Entscheidende Beiträge zu einer nachhaltig hohen Rentabilität erhofft sich Meschke von der Digitalisierung des ganzen Unternehmens, die für ihn mehr ist als nur eine wohlklingende Überschrift ist. Einer der Schlüsselbegriffe lautet „functions on demand“. Gemeint ist, dass ein Porsche künftig mit viel mehr Funktionen ausgestattet sein kann, als der Besitzer gekauft hat. Sie stehen ihm deshalb auch nicht zur Verfügung – außer er bucht diese kostenpflichtig übers Internet hinzu. „Warum sollte der Fahrer nicht für einen Abend mal eine höhere Motorstärke freischalten?“, fragt Meschke. „Oder ein strafferes Fahrwerk oder ein dynamisches Fahrlicht.“ In der Digitalisierung sieht der Finanzchef die Chance, neue Erlösquellen zu erschließen und nach dem Verkauf am Fahrzeug zu verdienen. Auch an den Informationen, die dem in der Regel zahlungskräftigen Porsche-Fahrer auf den Bildschirm geschickt werden, könnte Porsche verdienen. Man könne etwa Auktionen veranstalten, bei denen Anbieter wie zum Beispiel Tankstellen sich bemühen, ihre Angebote in die Porsche-Fahrzeuge zu bringen. Wer Porsche am meisten bezahlt, bekommt den Zuschlag. Ein sehr digitales Geschäftsmodell, wie es auch Google mit seiner Werbung betreibt, bei dem aber Porsches Zugang zum Kunden eine ähnliche Schlüsselrolle spielt wie Googles Zugang zu den suchenden Internet-Nutzern. „Die Kompetenz, die wir brauchen, finden wir heute weniger bei anderen Autoherstellern und eher bei Digitalunternehmen.“

Die Produktion

Auch in der Produktion soll kein Stein auf dem anderen bleiben.
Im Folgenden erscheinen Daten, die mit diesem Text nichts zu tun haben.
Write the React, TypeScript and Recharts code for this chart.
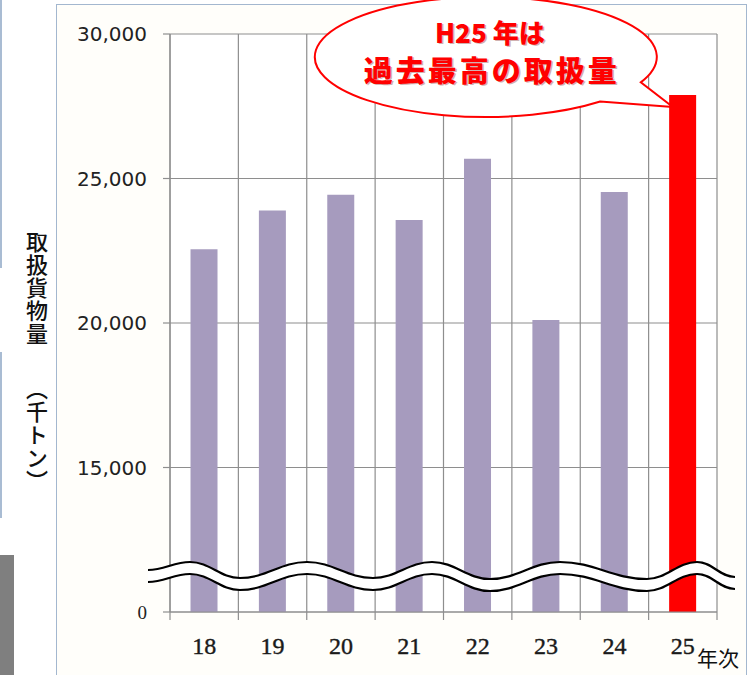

Andere Autohersteller elektrifizieren ihre bestehenden Modelle, der Taycan dagegen ist eigens für die Elektromobilität entwickelt worden. Und nicht nur das: Für das neue Modell hat Porsche komplett neue Produktionsanlagen angeschafft und auch die entsprechenden Gebäude aus dem Boden gestampft. Nichts soll bleiben, wie es war – selbst die Fließbandproduktion, die seit über 100 Jahren die weltweite Automobilproduktion dominiert, wird bei dem Auto abgeschafft. Die Karosserien werden stattdessen auf rollende Plattformen montiert, die sich während der Produktion von einer Station zur nächsten bewegen. Die Arbeiter verrichten ihre Tätigkeit somit meist im Gehen. „Dieses Transportsystem macht es einfach, den Produktionsablauf später wieder zu verändern“, sagt Reimold. Man müsse dafür, anders als bisher, nichts umbauen, was aufwendig sei und nur möglich, wenn einmal die Produktion für längere Zeit stillsteht.

Die Mitarbeiter

1200 Mitarbeiter wird Porsche durch das Elektrofahrzeug zusätzlich beschäftigen, fast 15 000 Bewerbungen gehen pro Jahr bei dem Unternehmen ein. Darüber hinaus wird der Sportwagenbauer auch dafür sorgen, dass unterbeschäftigte Mitarbeiter des Volkswagen-Standorts Emden (Ostfriesland) in Zuffenhausen Arbeit finden. Die Beschäftigungslücke, die die Gewerkschaften durch die Einführung des Elektroautos sehen, zeichnet sich bei Porsche bislang nicht ab. Das Unternehmen ist auch mit seinen Benzinern hoch ausgelastet, und die 400 Batteriezellen pro Auto kommen zwar vom Elektronikkonzern LG aus Südkorea, werden aber in Sachsenheim bei Ludwigsburg zur fertigen Batterie zusammengebaut. Deshalb bringt der Taycan auch ohne Verbrennungsmotor und Getriebe reichlich Arbeit – zumal er ja die Verbrenner nicht ersetzt, sondern hinzukommt.